Another problem we have faced is that singing, while being a big part of a church experience we may have left behind, isn’t really all that normal in modern day pakeha culture, unless you’re drunk and singing ‘loyal’ or doing a haka at the Olympics. And being people who value our culture, and seek to avoid the division between sacred and secular, between the music we connect with during the week, and what we do on a Sunday, singing and playing music in church for some of us may have come to feel increasingly weird. I’d like to suggest that in this area, we might like to consider being counter-cultural. We might say that the absence of song from our contemporary NZ culture actually reflects an impoverishment of soul, one that we might want to step out from, by embracing song as a Christian faith practice.

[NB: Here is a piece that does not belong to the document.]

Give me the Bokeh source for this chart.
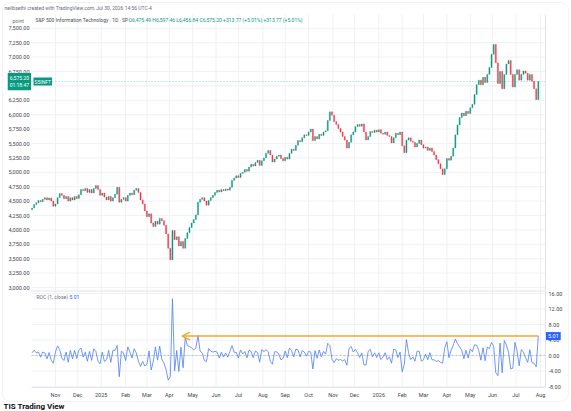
import pandas as pd
from bokeh.plotting import figure
from bokeh.models import (Range1d, LinearAxis, FixedTicker, Label, BoxAnnotation,
                          Arrow, OpenHead, ColumnDataSource, NumeralTickFormatter)
from bokeh.embed import file_html
from bokeh.resources import INLINE

# ---------------- data ----------------
first_open = 4350.0
closes = [
    4380, 4440, 4470, 4510, 4490, 4530, 4560, 4520, 4555, 4500,
    4410, 4450, 4560, 4630, 4600, 4540, 4580, 4500, 4560, 4520,
    4580, 4545, 4610, 4700, 4680, 4720, 4650, 4700, 4640, 4720,
    4770, 4700, 4600, 4640, 4570, 4520, 4580, 4500, 4560, 4620,
    4740, 4480, 4530, 4560, 4500, 4600, 4640, 4610, 4690, 4720,
    4650, 4520, 4450, 4330, 4230, 4280, 4120, 4060, 4150, 4100,
    4200, 4160, 4080, 3930, 3680, 3480, 3990, 3830, 3880, 3720,
    3800, 3680, 3850, 3950, 4040, 4120, 4180, 4260, 4480, 4530,
    4560, 4500, 4430, 4510, 4560, 4600, 4650, 4690, 4660, 4700,
    4680, 4710, 4690, 4740, 4860, 4900, 4940, 4910, 4980, 5000,
    5050, 5020, 5090, 5140, 5110, 5170, 5210, 5120, 5200, 5250,
    5330, 5380, 5300, 5180, 5230, 5280, 5300, 5240, 5200, 5260,
    5230, 5330, 5400, 5380, 5470, 5550, 5530, 5600, 5650, 5640,
    5700, 5750, 5550, 5620, 5580, 5660, 5640, 5700, 5720, 5900,
    6050, 5990, 5880, 5830, 5760, 5700, 5620, 5560, 5420, 5520,
    5650, 5700, 5790, 5830, 5800, 5840, 5700, 5560, 5620, 5710,
    5690, 5730, 5700, 5740, 5680, 5660, 5700, 5640, 5620, 5510,
    5600, 5680, 5650, 5700, 5460, 5340, 5560, 5600, 5540, 5520,
    5440, 5500, 5560, 5480, 5420, 5440, 5380, 5420, 5360, 5300,
    5220, 5150, 5060, 4960, 5060, 5240, 5210, 5280, 5420, 5650,
    5820, 5950, 6030, 5980, 6060, 6020, 6120, 6180, 6350, 6520,
    6600, 6520, 6650, 6560, 6700, 6820, 7050, 7220, 6900, 6540,
    6750, 6450, 6700, 6880, 6940, 6700, 6480, 6700, 6780, 6600,
    6700, 6760, 6720, 6600, 6700, 6580, 6450, 6261.43, 6575.20,
]
month_labels = ["Nov", "Dec", "2025", "Feb", "Mar", "Apr", "May", "Jun", "Jul", "Aug",
                "Sep", "Oct", "Nov", "Dec", "2026", "Feb", "Mar", "Apr", "May", "Jun",
                "Jul", "Aug"]
month_dates = ["2024-11-01", "2024-12-01", "2025-01-01", "2025-02-01", "2025-03-01",
               "2025-04-01", "2025-05-01", "2025-06-01", "2025-07-01", "2025-08-01",
               "2025-09-01", "2025-10-01", "2025-11-01", "2025-12-01", "2026-01-01",
               "2026-02-01", "2026-03-01", "2026-04-01", "2026-05-01", "2026-06-01",
               "2026-07-01", "2026-08-01"]
price_ticks = [3000, 3250, 3500, 3750, 4000, 4250, 4500, 4750, 5000, 5250, 5500,
               5750, 6000, 6250, 6500, 6750, 7000, 7250, 7500]
roc_ticks = [-8, -4, 0, 4, 8, 12, 16]
arrow_end_date = "2025-04-17"

header_text = "neilbsethi created with TradingView.com, Jul 30, 2026 14:56 UTC-4"
symbol_text = "S&P 500 Information Technology \u00b7 1D \u00b7 SP"
ohlc_text = "O6,475.49 H6,597.46 L6,456.84 C6,575.20 +313.77 (+5.01%) +313.77 (+5.01%)"
ticker_tag = "S5INFT"
countdown = "01:18:47"
roc_name = "ROC (1, close)"
footer_text = "TIS Trading View"

# ---------------- derived series ----------------
cal = pd.bdate_range("2024-10-01", "2026-08-31")
trading = cal[cal <= pd.Timestamp("2026-07-30")]
candle_days = trading[1::2]
assert len(candle_days) == len(closes), (len(candle_days), len(closes))
xs = [int(cal.get_loc(d)) for d in candle_days]
opens = [first_open] + closes[:-1]
roc = [100.0 * (c / o - 1.0) for o, c in zip(opens, closes)]
month_idx = [int(cal.searchsorted(pd.Timestamp(d))) for d in month_dates]
arrow_end_idx = int(cal.searchsorted(pd.Timestamp(arrow_end_date)))

GREEN, RED = "#089981", "#f23645"
colors = [GREEN if c >= o else RED for o, c in zip(opens, closes)]

# ---------------- layout geometry (page pixels) ----------------
W, H = 570, 410
FL, FR, FT, FB = 31, 545, 14, 387          # chart panes on the page
PX_DAY, IDX0 = 1.0636, 30.5                # x scale
P_PX, P_REF, P_REF_Y = 250 / 14.4, 3000, 287
R_PX, R0_Y = 3.875, 355

def dx(px):
    return (px - IDX0) / PX_DAY

def dp(py):
    return P_REF + (P_REF_Y - py) * P_PX

def dr(py):
    return (R0_Y - py) / R_PX

# the frame covers the whole canvas; axes sit at fixed locations inside it
p = figure(width=W, height=H,
           x_range=Range1d(dx(0), dx(W)),
           y_range=Range1d(dp(H), dp(0)),
           x_axis_type=None, y_axis_type=None,
           output_backend="svg", toolbar_location=None, min_border=0)
p.title.visible = False
p.extra_y_ranges = {"roc": Range1d(dr(H), dr(0))}
p.outline_line_color = None
p.background_fill_color = "white"
p.border_fill_color = "white"

FONT = "Roboto"
AX_COL = "#434651"
GRID = "#eff1f5"

# outer rounded frame of the snapshot
p.add_layout(BoxAnnotation(left=dx(2), right=dx(568), top=dp(2), bottom=dp(401),
                           fill_color=None, line_color="#d5d8df", line_width=1,
                           border_radius=8))

def style_axis(ax, standoff):
    ax.major_tick_line_color = None
    ax.minor_tick_line_color = None
    ax.major_tick_out = 0
    ax.major_tick_in = 0
    ax.minor_tick_out = 0
    ax.minor_tick_in = 0
    ax.major_label_text_font_size = "5.5px"
    ax.major_label_text_font = FONT
    ax.major_label_text_color = AX_COL
    ax.major_label_standoff = standoff

# grid lines, limited to the panes
p.segment(x0=month_idx, x1=month_idx, y0=[dp(FB)] * len(month_idx),
          y1=[dp(FT)] * len(month_idx), line_color=GRID, line_width=1)
p.segment(x0=[dx(FL)] * len(price_ticks), x1=[dx(FR)] * len(price_ticks),
          y0=price_ticks, y1=price_ticks, line_color=GRID, line_width=1)
p.segment(x0=[dx(FL)] * len(roc_ticks), x1=[dx(FR)] * len(roc_ticks),
          y0=roc_ticks, y1=roc_ticks, line_color=GRID, line_width=1, y_range_name="roc")

# pane separator, zero line, last-price line
p.segment(x0=[dx(FL)], x1=[dx(FR)], y0=[dp(290.5)], y1=[dp(290.5)],
          line_color="#e0e3eb", line_width=1)
p.segment(x0=[dx(FL)], x1=[dx(FR)], y0=[0], y1=[0], y_range_name="roc",
          line_color="#9598a1", line_dash="2 2", line_width=0.7, line_alpha=0.8)
p.segment(x0=[dx(FL)], x1=[dx(FR)], y0=[closes[-1]], y1=[closes[-1]],
          line_color=GREEN, line_dash="1 2", line_width=0.8, line_alpha=0.6)

price_axis = LinearAxis(ticker=FixedTicker(ticks=price_ticks), fixed_location=dx(FL),
                        formatter=NumeralTickFormatter(format="0,0.00"))
style_axis(price_axis, 2)
price_axis.axis_line_color = None
p.add_layout(price_axis, "left")

roc_axis = LinearAxis(y_range_name="roc", ticker=FixedTicker(ticks=roc_ticks),
                      fixed_location=dx(FR), bounds=(dr(FB), dr(FT)),
                      formatter=NumeralTickFormatter(format="0.00"))
style_axis(roc_axis, 3)
roc_axis.axis_line_color = "#e0e3eb"
p.add_layout(roc_axis, "right")

x_axis = LinearAxis(ticker=FixedTicker(ticks=month_idx), fixed_location=dp(FB),
                    bounds=(dx(FL), dx(FR)),
                    major_label_overrides={i: l for i, l in zip(month_idx, month_labels)})
style_axis(x_axis, 4)
x_axis.axis_line_color = "#e6e8ee"
p.add_layout(x_axis, "below")

# candles
src = ColumnDataSource(dict(
    x=xs,
    top=[max(o, c) for o, c in zip(opens, closes)],
    bottom=[min(o, c) for o, c in zip(opens, closes)],
    color=colors,
))
p.vbar(x="x", width=1.0, top="top", bottom="bottom", fill_color="color",
       line_color="color", line_width=0.4, source=src)

# ROC line
p.line(xs, roc, y_range_name="roc", line_color="#4d7ff5", line_width=0.8)

ORANGE = "#f7a531"
p.add_layout(Arrow(end=OpenHead(size=8, line_color=ORANGE, line_width=1.5),
                   x_start=xs[-1], y_start=roc[-1], x_end=arrow_end_idx, y_end=roc[-1],
                   line_color=ORANGE, line_width=1.5, y_range_name="roc"))

def add_label(text, x, y, size, color, align="left", baseline="middle", roc_pane=False,
              bg=None, style="normal", pad=0):
    kw = dict(x=x, y=y, text=text, text_font=FONT, text_font_size=size, text_color=color,
              text_align=align, text_baseline=baseline, text_font_style=style)
    if roc_pane:
        kw["y_range_name"] = "roc"
    if bg is not None:
        kw["background_fill_color"] = bg
        kw["padding"] = pad
    p.add_layout(Label(**kw))

add_label(header_text, dx(4), dp(7), "5px", "#6a6d78")
add_label("point", dx(12), dp(20), "5px", "#6a6d78")
add_label(symbol_text, dx(35), dp(19.5), "5px", "#4a4e5a")
add_label(ohlc_text, dx(128), dp(19.5), "5px", GREEN)
add_label("6,575.20\n" + countdown, dx(30.5), closes[-1], "5px", "white", align="right",
          bg=GREEN, pad=2)
add_label(ticker_tag, dx(33), closes[-1], "5px", "white", bg=GREEN, pad=1)
add_label(roc_name, dx(36), dr(296), "5px", "#6a6d78", roc_pane=True)
add_label("%.2f" % roc[-1], dx(69), dr(296), "5px", "#2962ff", roc_pane=True)
add_label("%.2f" % roc[-1], dx(FR + 0.5), roc[-1], "5.5px", "white", roc_pane=True,
          bg="#2962ff", pad=2)
add_label(footer_text, dx(3), dp(401.5), "8px", "#111111", baseline="top", style="bold")

open("out.html", "w").write(file_html(p, INLINE))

Some specific ways of consciously allowing our spirituality to be shaped by music and song could be: to sing grace before meals, as a family, to gather with others to write and sing new songs, to devote small group time to sharing with one another our favourite music, and talk together about how that music sustains our faith, to invite people to our homes for singing evenings…such as the one Michelle and Chris host each advent, to bring and teach a song to the congregation that you’ve heard and enjoyed elsewhere, to support music in the community by sponsoring music lessons for young people, or offering our space to groups that make and perform music…and so on. The thread running through all this is the sense that engaging with music is a way of practicing faith, and is a vital part of testimony, the shaping of community, and worship of God.